Futures ovunque molto positivi, con aumenti che in alcuni casi (vd Nasdaq) arrivano all’1,20%.
Ancora in calo il petrolio, con il WTI sceso sotto i $ 79 (78,59, – 0,49%).
Gas naturale Usa a $ 2,456 (- 1,76%).
Forte calo anche per quello europeo, con il megawattore tornato intorno ai 37€ (non più tardi di venerdì era a oltre € 44).
Oro a $ 1.932, stabile.
Spread in leggera discesa (162,4 bp).
A scendere, e non di poco, sono i rendimenti dei governativi, dopo i picchi dei giorni scorsi, sulla convinzione del rallentamento da parte delle banche centrali.
Treasury Usa a 4,21%.
Bund a 2,52%; BTP a 4,16%.
Ancora forte il $, con €/$ a 1,0862.
Torna a respirare il bitcoin, a $ 26.427.

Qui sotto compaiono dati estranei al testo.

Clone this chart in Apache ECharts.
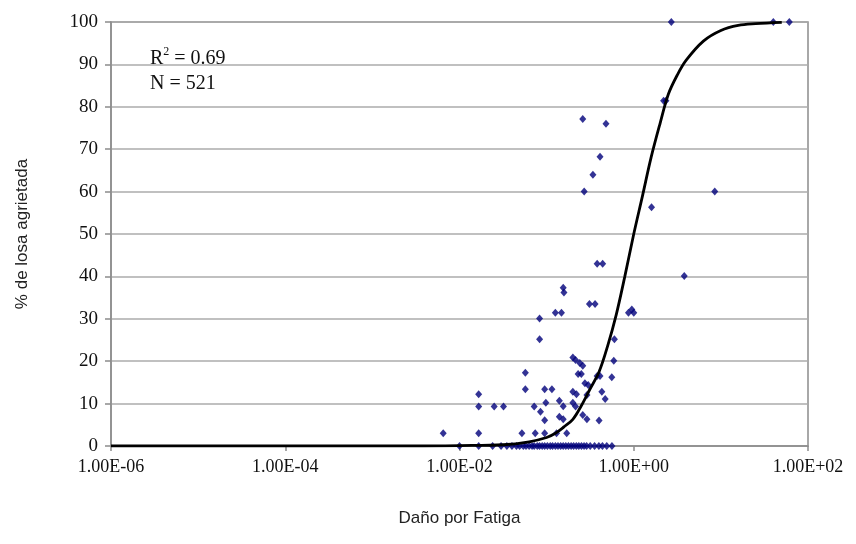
<!DOCTYPE html>
<html>
<head>
<meta charset="utf-8">
<script src="https://cdn.jsdelivr.net/npm/echarts@6/dist/echarts.min.js"></script>
<style>html,body{margin:0;padding:0;background:#fff}#c{width:856px;height:544px}</style>
</head>
<body>
<div id="c"></div>
<script>
// Scatter observations: fatigue damage (x) and % slab cracked (y)
const damageX = [
  2.7, 40, 61, 2.34, 2.2, 8.5, 1.6, 3.8,
  0.26, 0.48, 0.41, 0.34, 0.27, 0.38, 0.44, 0.155, 0.158, 0.31, 0.36, 0.126, 0.148, 0.083,
  0.95, 0.87, 1.0, 0.083, 0.6, 0.2, 0.215, 0.24, 0.26, 0.59, 0.057, 0.23, 0.25, 0.38, 0.41, 0.56,
  0.275, 0.30, 0.057, 0.095, 0.115, 0.2, 0.22, 0.43, 0.29, 0.47,
  0.0166, 0.0166, 0.025, 0.032, 0.072, 0.085, 0.098, 0.14, 0.155, 0.2, 0.215,
  0.14, 0.155, 0.095, 0.26, 0.29, 0.40,
  0.0065, 0.0166, 0.052, 0.074, 0.095, 0.13, 0.17,
  0.010, 0.0166, 0.024, 0.030, 0.035, 0.040, 0.045, 0.049, 0.054, 0.058, 0.063, 0.068, 0.072,
  0.078, 0.083, 0.089, 0.095, 0.102, 0.110, 0.117, 0.126, 0.135, 0.145, 0.155, 0.166, 0.178,
  0.191, 0.204, 0.219, 0.234, 0.251, 0.269, 0.288, 0.316, 0.355, 0.398, 0.437, 0.490, 0.562, 0.646
];
const crackedY = [
  100, 100, 100, 81.4, 81.4, 60, 56.3, 40.1,
  77.1, 76.0, 68.2, 64, 60, 43, 43, 37.3, 36.2, 33.5, 33.5, 31.4, 31.4, 30.1,
  32.2, 31.4, 31.4, 25.2, 25.2, 20.9, 20.3, 19.6, 18.9, 20.1, 17.3, 17.0, 17.0, 16.5, 16.5, 16.2,
  14.8, 14.4, 13.4, 13.4, 13.4, 12.8, 12.2, 12.8, 12.0, 11.1,
  12.2, 9.3, 9.3, 9.3, 9.3, 8.1, 10.2, 10.7, 9.4, 10.2, 9.3,
  6.9, 6.3, 6.1, 7.3, 6.3, 6.0,
  3.0, 3.0, 3.0, 3.0, 3.0, 3.0, 3.0,
  0, 0, 0, 0, 0, 0, 0, 0, 0, 0, 0, 0, 0,
  0, 0, 0, 0, 0, 0, 0, 0, 0, 0, 0, 0, 0,
  0, 0, 0, 0, 0, 0, 0, 0, 0, 0, 0, 0, 0
];
// Fitted transfer curve
const curveX = [1e-6, 0.003, 0.01, 0.0316, 0.063, 0.1, 0.126, 0.158, 0.2, 0.25, 0.316, 0.4, 0.5, 0.63, 0.79, 1, 1.26, 1.58, 2, 2.5, 3.16, 4, 6.3, 10, 15.8, 25, 50];
const curveY = [0, 0, 0.1, 0.3, 1.0, 2.0, 3.0, 4.5, 6.3, 9.5, 13.5, 17.5, 23.5, 31, 40, 50, 59, 68, 76, 83, 87.5, 91, 95.5, 98, 99.2, 99.6, 99.9];
const yTicks = [0, 10, 20, 30, 40, 50, 60, 70, 80, 90, 100];
const xTickLabels = ['1.00E-06', '1.00E-04', '1.00E-02', '1.00E+00', '1.00E+02'];
const annotationLines = ['R{sup|2} = 0.69', 'N = 521'];

const chart = echarts.init(document.getElementById('c'), null, {renderer: 'canvas'});
const serif = '"Liberation Serif", "Times New Roman", serif';
const sans = '"Liberation Sans", Arial, sans-serif';

function fmtX(v) {
  const e = Math.round(Math.log10(v));
  const lbl = xTickLabels.find(s => parseInt(s.slice(5), 10) === e);
  return lbl || '';
}

chart.setOption({
  animation: false,
  backgroundColor: '#ffffff',
  grid: {left: 111, right: 48, top: 22, bottom: 98, show: true, borderColor: '#8c8c8c', borderWidth: 1.5, backgroundColor: 'transparent'},
  xAxis: {
    type: 'log', logBase: 10, min: 1e-6, max: 100, interval: 2,
    axisLine: {show: true, lineStyle: {color: '#8c8c8c', width: 1.5}},
    axisTick: {show: true, length: 5, lineStyle: {color: '#8c8c8c', width: 1.5}},
    splitLine: {show: false},
    minorTick: {show: false},
    axisLabel: {formatter: fmtX, fontFamily: serif, fontSize: 18, color: '#111', margin: 12},
    name: 'Daño por Fatiga', nameLocation: 'middle', nameGap: 64,
    nameTextStyle: {fontFamily: sans, fontSize: 17, color: '#222'}
  },
  yAxis: {
    type: 'value', min: yTicks[0], max: yTicks[yTicks.length - 1], interval: 10,
    axisLine: {show: true, lineStyle: {color: '#8c8c8c', width: 1.5}},
    axisTick: {show: true, length: 6, lineStyle: {color: '#8c8c8c', width: 1.5}},
    splitLine: {show: true, lineStyle: {color: '#ababab', width: 1.5}},
    axisLabel: {fontFamily: serif, fontSize: 19, color: '#111', margin: 13},
    name: '% de losa agrietada', nameLocation: 'middle', nameGap: 80, nameRotate: 90,
    nameTextStyle: {fontFamily: sans, fontSize: 17, color: '#222'}
  },
  graphic: [{
    type: 'group', left: 143, top: 44, z: 100,
    children: [
      {type: 'rect', shape: {x: 0, y: 0, width: 101, height: 52}, style: {fill: '#fff'}},
      {type: 'text', x: 7, y: 2, style: {
        text: annotationLines.join('\n'), fontFamily: serif, fontSize: 20, fill: '#111', lineHeight: 25,
        rich: {sup: {fontSize: 12, verticalAlign: 'top', padding: [0, 0, 9, 0], fontFamily: serif, fill: '#111'}}
      }}
    ]
  }],
  series: [
    {
      type: 'scatter', name: 'obs',
      data: damageX.map((x, i) => [x, crackedY[i]]),
      symbol: 'diamond', symbolSize: [7, 8],
      itemStyle: {color: '#00007a'}, clip: false, z: 3
    },
    {
      type: 'line', name: 'fit',
      data: curveX.map((x, i) => [x, curveY[i]]),
      smooth: 0.35, showSymbol: false, symbol: 'none',
      lineStyle: {color: '#000', width: 2.8}, z: 4
    }
  ]
});
</script>
</body>
</html>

Ps: per chi avesse avuto ancora qualche dubbio, la notizia che anche l’India è arrivata sulla luna è l’ennesima conferma della forza, anche tecnologica, di quel Paese, sempre più vicino, almeno da un punto di vista economico, alla Cina (non così, forse, da un punto di vista geo-politico). D’altronde, non può che essere così per un Paese che ogni anno “sforna” circa 1 ML di ingegneri (molti dei quali già oggi guidano tra le maggiori aziende tecnologiche al mondo).